# Start of Data block
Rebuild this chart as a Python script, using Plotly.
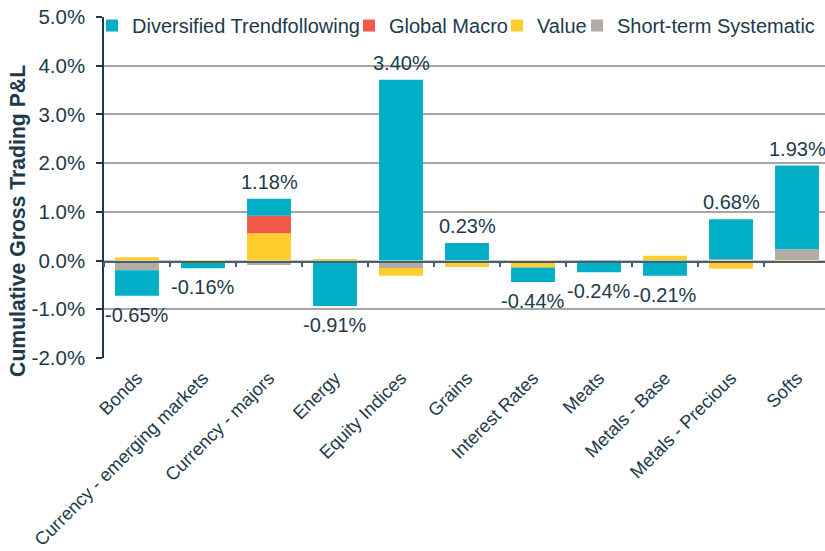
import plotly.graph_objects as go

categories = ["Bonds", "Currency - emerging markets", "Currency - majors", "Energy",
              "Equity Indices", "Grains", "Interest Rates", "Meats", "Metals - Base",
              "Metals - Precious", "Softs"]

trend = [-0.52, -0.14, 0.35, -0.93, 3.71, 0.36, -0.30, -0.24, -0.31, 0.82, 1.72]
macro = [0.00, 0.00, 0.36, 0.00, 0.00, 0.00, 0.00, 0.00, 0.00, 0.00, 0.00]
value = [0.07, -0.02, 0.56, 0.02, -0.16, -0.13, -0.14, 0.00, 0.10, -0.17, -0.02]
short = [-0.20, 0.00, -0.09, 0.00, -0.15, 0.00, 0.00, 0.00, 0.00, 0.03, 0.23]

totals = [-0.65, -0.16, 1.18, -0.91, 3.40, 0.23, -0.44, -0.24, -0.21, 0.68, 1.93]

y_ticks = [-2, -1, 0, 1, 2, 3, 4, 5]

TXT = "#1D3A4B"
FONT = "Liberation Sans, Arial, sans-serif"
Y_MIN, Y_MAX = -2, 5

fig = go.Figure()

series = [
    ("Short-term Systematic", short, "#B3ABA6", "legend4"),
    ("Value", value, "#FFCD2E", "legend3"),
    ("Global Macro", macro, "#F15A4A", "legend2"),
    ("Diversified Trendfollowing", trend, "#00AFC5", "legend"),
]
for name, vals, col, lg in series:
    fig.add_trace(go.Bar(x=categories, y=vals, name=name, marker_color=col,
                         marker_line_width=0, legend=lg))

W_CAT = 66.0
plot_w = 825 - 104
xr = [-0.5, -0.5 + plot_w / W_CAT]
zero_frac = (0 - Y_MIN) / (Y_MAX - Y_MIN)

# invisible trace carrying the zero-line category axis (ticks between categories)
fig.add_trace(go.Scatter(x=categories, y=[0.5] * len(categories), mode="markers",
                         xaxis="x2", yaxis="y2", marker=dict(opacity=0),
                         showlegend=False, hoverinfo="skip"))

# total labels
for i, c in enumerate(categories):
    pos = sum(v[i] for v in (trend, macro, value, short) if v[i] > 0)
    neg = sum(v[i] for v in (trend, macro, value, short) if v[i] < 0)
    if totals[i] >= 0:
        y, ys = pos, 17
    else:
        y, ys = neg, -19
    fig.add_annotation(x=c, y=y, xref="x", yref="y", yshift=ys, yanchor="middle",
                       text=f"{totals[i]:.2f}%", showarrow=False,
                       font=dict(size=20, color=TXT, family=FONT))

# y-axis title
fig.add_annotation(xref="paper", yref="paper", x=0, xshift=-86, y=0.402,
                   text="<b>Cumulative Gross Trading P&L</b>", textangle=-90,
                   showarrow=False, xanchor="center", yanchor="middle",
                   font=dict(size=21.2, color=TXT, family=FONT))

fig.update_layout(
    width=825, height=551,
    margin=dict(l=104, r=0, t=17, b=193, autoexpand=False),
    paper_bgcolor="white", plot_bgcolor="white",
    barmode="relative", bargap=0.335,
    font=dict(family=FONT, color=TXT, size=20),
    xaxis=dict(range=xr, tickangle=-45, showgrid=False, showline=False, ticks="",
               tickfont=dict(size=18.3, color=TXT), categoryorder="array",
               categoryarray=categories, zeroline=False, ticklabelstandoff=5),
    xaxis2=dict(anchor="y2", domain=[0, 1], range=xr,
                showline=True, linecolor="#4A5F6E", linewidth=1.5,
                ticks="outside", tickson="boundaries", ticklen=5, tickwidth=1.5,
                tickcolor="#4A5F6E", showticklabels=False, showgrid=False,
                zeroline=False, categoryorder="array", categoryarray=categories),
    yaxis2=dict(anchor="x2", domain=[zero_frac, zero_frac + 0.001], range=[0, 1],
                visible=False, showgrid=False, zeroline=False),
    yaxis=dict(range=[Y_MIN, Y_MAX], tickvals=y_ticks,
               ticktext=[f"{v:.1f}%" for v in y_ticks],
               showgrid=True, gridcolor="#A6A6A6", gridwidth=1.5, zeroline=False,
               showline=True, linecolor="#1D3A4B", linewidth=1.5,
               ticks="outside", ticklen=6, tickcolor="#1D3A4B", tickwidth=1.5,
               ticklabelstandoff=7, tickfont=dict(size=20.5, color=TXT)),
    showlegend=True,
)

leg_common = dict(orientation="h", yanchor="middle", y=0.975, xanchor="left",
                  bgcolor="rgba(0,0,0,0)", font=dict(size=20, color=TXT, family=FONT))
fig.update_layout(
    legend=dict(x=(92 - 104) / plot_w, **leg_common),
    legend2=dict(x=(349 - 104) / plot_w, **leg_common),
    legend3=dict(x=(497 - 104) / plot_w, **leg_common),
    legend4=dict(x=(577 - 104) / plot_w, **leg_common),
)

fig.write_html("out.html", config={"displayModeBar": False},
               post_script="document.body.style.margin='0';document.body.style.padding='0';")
# End of Data block
Repeat the material verbatim. Do not carry over any picture.

Rebuild this chart as a Python script, using Plotly.
import plotly.graph_objects as go

categories = ["Bonds", "Currency - emerging markets", "Currency - majors", "Energy",
              "Equity Indices", "Grains", "Interest Rates", "Meats", "Metals - Base",
              "Metals - Precious", "Softs"]

trend = [-0.52, -0.14, 0.35, -0.93, 3.71, 0.36, -0.30, -0.24, -0.31, 0.82, 1.72]
macro = [0.00, 0.00, 0.36, 0.00, 0.00, 0.00, 0.00, 0.00, 0.00, 0.00, 0.00]
value = [0.07, -0.02, 0.56, 0.02, -0.16, -0.13, -0.14, 0.00, 0.10, -0.17, -0.02]
short = [-0.20, 0.00, -0.09, 0.00, -0.15, 0.00, 0.00, 0.00, 0.00, 0.03, 0.23]

totals = [-0.65, -0.16, 1.18, -0.91, 3.40, 0.23, -0.44, -0.24, -0.21, 0.68, 1.93]

y_ticks = [-2, -1, 0, 1, 2, 3, 4, 5]

TXT = "#1D3A4B"
FONT = "Liberation Sans, Arial, sans-serif"
Y_MIN, Y_MAX = -2, 5

fig = go.Figure()

series = [
    ("Short-term Systematic", short, "#B3ABA6", "legend4"),
    ("Value", value, "#FFCD2E", "legend3"),
    ("Global Macro", macro, "#F15A4A", "legend2"),
    ("Diversified Trendfollowing", trend, "#00AFC5", "legend"),
]
for name, vals, col, lg in series:
    fig.add_trace(go.Bar(x=categories, y=vals, name=name, marker_color=col,
                         marker_line_width=0, legend=lg))

W_CAT = 66.0
plot_w = 825 - 104
xr = [-0.5, -0.5 + plot_w / W_CAT]
zero_frac = (0 - Y_MIN) / (Y_MAX - Y_MIN)

# invisible trace carrying the zero-line category axis (ticks between categories)
fig.add_trace(go.Scatter(x=categories, y=[0.5] * len(categories), mode="markers",
                         xaxis="x2", yaxis="y2", marker=dict(opacity=0),
                         showlegend=False, hoverinfo="skip"))

# total labels
for i, c in enumerate(categories):
    pos = sum(v[i] for v in (trend, macro, value, short) if v[i] > 0)
    neg = sum(v[i] for v in (trend, macro, value, short) if v[i] < 0)
    if totals[i] >= 0:
        y, ys = pos, 17
    else:
        y, ys = neg, -19
    fig.add_annotation(x=c, y=y, xref="x", yref="y", yshift=ys, yanchor="middle",
                       text=f"{totals[i]:.2f}%", showarrow=False,
                       font=dict(size=20, color=TXT, family=FONT))

# y-axis title
fig.add_annotation(xref="paper", yref="paper", x=0, xshift=-86, y=0.402,
                   text="<b>Cumulative Gross Trading P&L</b>", textangle=-90,
                   showarrow=False, xanchor="center", yanchor="middle",
                   font=dict(size=21.2, color=TXT, family=FONT))

fig.update_layout(
    width=825, height=551,
    margin=dict(l=104, r=0, t=17, b=193, autoexpand=False),
    paper_bgcolor="white", plot_bgcolor="white",
    barmode="relative", bargap=0.335,
    font=dict(family=FONT, color=TXT, size=20),
    xaxis=dict(range=xr, tickangle=-45, showgrid=False, showline=False, ticks="",
               tickfont=dict(size=18.3, color=TXT), categoryorder="array",
               categoryarray=categories, zeroline=False, ticklabelstandoff=5),
    xaxis2=dict(anchor="y2", domain=[0, 1], range=xr,
                showline=True, linecolor="#4A5F6E", linewidth=1.5,
                ticks="outside", tickson="boundaries", ticklen=5, tickwidth=1.5,
                tickcolor="#4A5F6E", showticklabels=False, showgrid=False,
                zeroline=False, categoryorder="array", categoryarray=categories),
    yaxis2=dict(anchor="x2", domain=[zero_frac, zero_frac + 0.001], range=[0, 1],
                visible=False, showgrid=False, zeroline=False),
    yaxis=dict(range=[Y_MIN, Y_MAX], tickvals=y_ticks,
               ticktext=[f"{v:.1f}%" for v in y_ticks],
               showgrid=True, gridcolor="#A6A6A6", gridwidth=1.5, zeroline=False,
               showline=True, linecolor="#1D3A4B", linewidth=1.5,
               ticks="outside", ticklen=6, tickcolor="#1D3A4B", tickwidth=1.5,
               ticklabelstandoff=7, tickfont=dict(size=20.5, color=TXT)),
    showlegend=True,
)

leg_common = dict(orientation="h", yanchor="middle", y=0.975, xanchor="left",
                  bgcolor="rgba(0,0,0,0)", font=dict(size=20, color=TXT, family=FONT))
fig.update_layout(
    legend=dict(x=(92 - 104) / plot_w, **leg_common),
    legend2=dict(x=(349 - 104) / plot_w, **leg_common),
    legend3=dict(x=(497 - 104) / plot_w, **leg_common),
    legend4=dict(x=(577 - 104) / plot_w, **leg_common),
)

fig.write_html("out.html", config={"displayModeBar": False},
               post_script="document.body.style.margin='0';document.body.style.padding='0';")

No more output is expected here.